Each has a family fortune in the billions, and every week one of the five takes a “turn” — they decide what the group will do for fun, and their buddies have to participate, no questions asked. But it’s so hard! They’ve done everything.

Verbeek makes his point early. These five people contribute nothing to the world. As the rich and beautiful, they are the alpha predators. And yet, their unfulfilled lives spin out of control after one “turn” may have inadvertently changed them into vampires.

Thus begins the psychological experiment.
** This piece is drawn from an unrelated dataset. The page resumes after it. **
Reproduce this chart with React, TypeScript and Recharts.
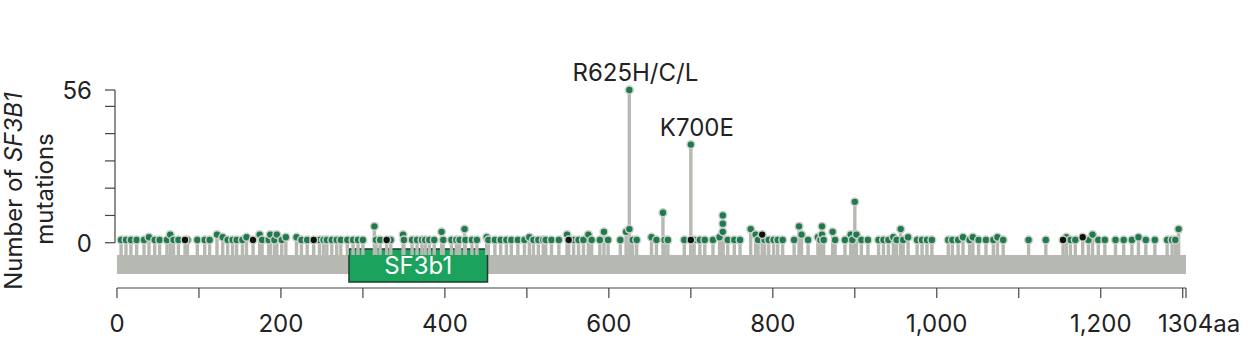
import { ComposedChart, Scatter, XAxis, YAxis, ReferenceArea, ReferenceLine } from "recharts"

// amino-acid position / number of mutations
const MISSENSE_POS = [
  5, 11, 17, 24, 33, 39, 46, 52, 61, 65, 69, 75, 86, 98, 107, 113, 122, 129, 135, 141,
  146, 153, 158, 174, 177, 185, 187, 192, 195, 201, 206, 219, 225, 232, 247, 252,
  256, 262, 268, 273, 281, 288, 294, 300, 314, 316, 321, 334, 349, 350, 360, 366, 372, 376,
  381, 387, 396, 398, 408, 414, 418, 424, 425, 433, 439, 451, 453, 461, 468, 475, 481, 489,
  497, 503, 508, 514, 520, 523, 530, 539, 549, 557, 563, 569, 575, 579, 589, 594, 599, 614,
  621, 625, 625, 629, 634, 652, 658, 666, 668, 672, 692, 700, 704, 711, 717, 727, 735, 739,
  739, 739, 745, 753, 760, 773, 779, 782, 790, 795, 801, 806, 812, 826, 832, 835, 843, 855,
  858, 860, 860, 862, 873, 876, 888, 895, 897, 900, 902, 908, 916, 929, 935, 941, 947, 951,
  956, 959, 965, 976, 982, 988, 994, 1014, 1019, 1026, 1032, 1040, 1044, 1051, 1060, 1069,
  1074, 1081, 1112, 1133, 1158, 1163, 1169, 1185, 1190, 1197, 1205, 1218, 1228, 1238, 1246,
  1255, 1266, 1281, 1287, 1291, 1295,
]
const MISSENSE_COUNT = [
  1, 1, 1, 1, 1, 2, 1, 1, 1, 3, 1, 1, 1, 1, 1, 1, 3, 2, 1, 1,
  1, 1, 2, 3, 1, 1, 3, 1, 3, 1, 2, 2, 1, 1, 1, 1,
  1, 1, 1, 1, 1, 1, 1, 1, 6, 1, 1, 1, 3, 1, 1, 1, 1, 1,
  1, 1, 4, 1, 1, 1, 1, 5, 1, 1, 1, 2, 1, 1, 1, 1, 1, 1,
  1, 2, 1, 1, 1, 1, 1, 1, 3, 1, 1, 1, 3, 1, 1, 4, 1, 1,
  4, 5, 56, 1, 1, 2, 1, 11, 1, 1, 1, 36, 1, 1, 1, 1, 2, 10,
  7, 4, 1, 1, 1, 5, 3, 1, 1, 1, 1, 1, 1, 1, 6, 3, 1, 2,
  1, 6, 3, 1, 4, 1, 1, 3, 1, 15, 3, 1, 1, 1, 1, 1, 2, 1,
  5, 1, 2, 1, 1, 1, 1, 1, 1, 1, 2, 1, 2, 1, 1, 1,
  2, 1, 1, 1, 2, 1, 1, 1, 3, 1, 1, 1, 1, 1, 2,
  1, 1, 1, 1, 1, 5,
]
const TRUNCATING_POS = [83, 166, 240, 329, 551, 700, 787, 1154, 1178]
const TRUNCATING_COUNT = [1, 1, 1, 1, 1, 1, 3, 1, 2]

const HOTSPOTS = [
  { pos: 625, text: "R625H/C/L" },
  { pos: 700, text: "K700E" },
]

const DOMAIN = { name: "SF3b1", start: 283, end: 452 }
const PROTEIN_LENGTH = 1304
const X_TICKS = [0, 100, 200, 300, 400, 500, 600, 700, 800, 900, 1000, 1100, 1200, 1300, 1304]
const Y_TICKS = [0, 10, 20, 30, 40, 50, 56]

const Y_MIN = -16.6
const Y_MAX = 56
const BAND_TOP = -4.5
const BAND_BOTTOM = -11.5
const PLOT_H = 198
const PX_PER_UNIT = PLOT_H / (Y_MAX - Y_MIN)

const FONT = "Inter, 'Noto Sans', sans-serif"
const TEXT = "#222"
const AXIS = "#444"
const GREY = "#b6b8b2"

type Pt = { pos: number; count: number; black: boolean; label?: string }

const points: Pt[] = [
  ...MISSENSE_POS.map((p, i) => ({ pos: p, count: MISSENSE_COUNT[i], black: false })),
  ...TRUNCATING_POS.map((p, i) => ({ pos: p, count: TRUNCATING_COUNT[i], black: true })),
].map((d) => {
  const h = HOTSPOTS.find((s) => s.pos === d.pos && d.count > 20)
  return h ? { ...d, label: h.text } : d
})

function Stem(props: any) {
  const { cx, cy, payload } = props
  if (cx == null || cy == null) return <g />
  const base = cy + (payload.count - BAND_TOP) * PX_PER_UNIT
  return <line x1={cx} x2={cx} y1={cy} y2={base} stroke={GREY} strokeWidth={3.4} />
}

function Dot(props: any) {
  const { cx, cy, payload } = props
  if (cx == null || cy == null) return <g />
  return (
    <g>
      <circle
        cx={cx}
        cy={cy}
        r={3.9}
        fill={payload.black ? "#111" : "#1f7b4e"}
        stroke="#cdd0ca"
        strokeWidth={1.5}
      />
      {payload.label && (
        <text x={cx + 6} y={cy - 9} textAnchor="middle" fontSize={24} fontFamily={FONT} fill={TEXT}>
          {payload.label}
        </text>
      )}
    </g>
  )
}

function XTick(props: any) {
  const { x, y, payload } = props
  const v = payload.value
  if (v === PROTEIN_LENGTH) {
    return (
      <text x={x - 28} y={y + 32} textAnchor="start" fontSize={24} fontFamily={FONT} fill={TEXT}>
        {v}aa
      </text>
    )
  }
  if (v % 200 !== 0) return <g />
  return (
    <text x={x} y={y + 32} textAnchor="middle" fontSize={24} fontFamily={FONT} fill={TEXT}>
      {v.toLocaleString("en-US")}
    </text>
  )
}

function YTick(props: any) {
  const { x, y, payload } = props
  const v = payload.value
  if (v !== 0 && v !== Y_MAX) return <g />
  return (
    <text x={x} y={y + 9} textAnchor="end" fontSize={24} fontFamily={FONT} fill={TEXT}>
      {v}
    </text>
  )
}

function YTitle() {
  return (
    <g fontSize={24} fontFamily={FONT} fill={TEXT}>
      <text transform="translate(22,191) rotate(-90)" textAnchor="middle">
        Number of <tspan fontStyle="italic">SF3B1</tspan>
      </text>
      <text transform="translate(53,189) rotate(-90)" textAnchor="middle">
        mutations
      </text>
    </g>
  )
}

export default function App() {
  return (
    <div style={{ position: "absolute", left: 0, top: 0 }}>
      <ComposedChart width={1248} height={364} data={points} margin={{ top: 90, right: 62, bottom: 0, left: 0 }}>
        <XAxis
          type="number"
          dataKey="pos"
          domain={[-2.4, PROTEIN_LENGTH]}
          ticks={X_TICKS}
          interval={0}
          axisLine={false}
          tickLine={{ stroke: AXIS, strokeWidth: 1.2 }}
          tickSize={10}
          tickMargin={2}
          height={76}
          tick={<XTick />}
        />
        <YAxis
          type="number"
          dataKey="count"
          domain={[Y_MIN, Y_MAX]}
          ticks={Y_TICKS}
          interval={0}
          axisLine={false}
          tickLine={{ stroke: AXIS, strokeWidth: 1.2 }}
          tickSize={10}
          tickMargin={13}
          width={115}
          tick={<YTick />}
          label={<YTitle />}
        />
        <ReferenceArea
          x1={0}
          x2={PROTEIN_LENGTH}
          y1={BAND_BOTTOM}
          y2={BAND_TOP}
          fill={GREY}
          fillOpacity={1}
          stroke="none"
          ifOverflow="visible"
        />
        <ReferenceLine
          segment={[
            { x: -2.4, y: 0 },
            { x: -2.4, y: Y_MAX },
          ]}
          stroke={AXIS}
          strokeWidth={1.2}
          ifOverflow="visible"
        />
        <ReferenceLine
          segment={[
            { x: 0, y: Y_MIN },
            { x: PROTEIN_LENGTH, y: Y_MIN },
          ]}
          stroke={AXIS}
          strokeWidth={1.2}
          ifOverflow="visible"
        />
        <Scatter data={points} dataKey="count" shape={<Stem />} isAnimationActive={false} />
        <Scatter data={points} dataKey="count" shape={<Dot />} isAnimationActive={false} />
        <ReferenceArea
          x1={DOMAIN.start}
          x2={DOMAIN.end}
          y1={-14.4}
          y2={-2.3}
          fill="#1ba35d"
          fillOpacity={1}
          stroke="#1d3b2b"
          strokeWidth={1.5}
          ifOverflow="visible"
          label={{ value: DOMAIN.name, fill: "#fff", fontSize: 24, fontFamily: FONT, position: "center" }}
        />
      </ComposedChart>
    </div>
  )
}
When you have no soul to begin with, you’ve essentially lived off the masses your whole life, is there really any difference between you and a vampire?

We find out in rain-slicked, neon-tinted urban late nights, following five impossibly thin and unreasonably attractive people through a whole lot of nothing.

Very, very little happens during this movie. Camaraderie and sexual tensions feel fake. Individual suffering rings false. The psychological game at the heart of the action is as bloodless as the film itself. This is a horror film in the loosest sense.

Dead and Beautiful would play more like a social satire if it didn’t emulate the same tedious, vacuous billionaire youth that it pretends to skewer.

A handful of funny moments help the time pass, mainly thanks to Philip Juan, whose character believes he mind-controlled his way into a pack of Wrigley’s spearmint gum. A frustrating number of scenes begin with great promise — well-framed, intriguingly populated possibilities for those alpha predators to prove their label. What’s frustrating is how blandly these scenes all end.

Verbeek lenses a gorgeous late-night cityscape — never sinister, never forbidding, just pretty and mainly empty. Like his film.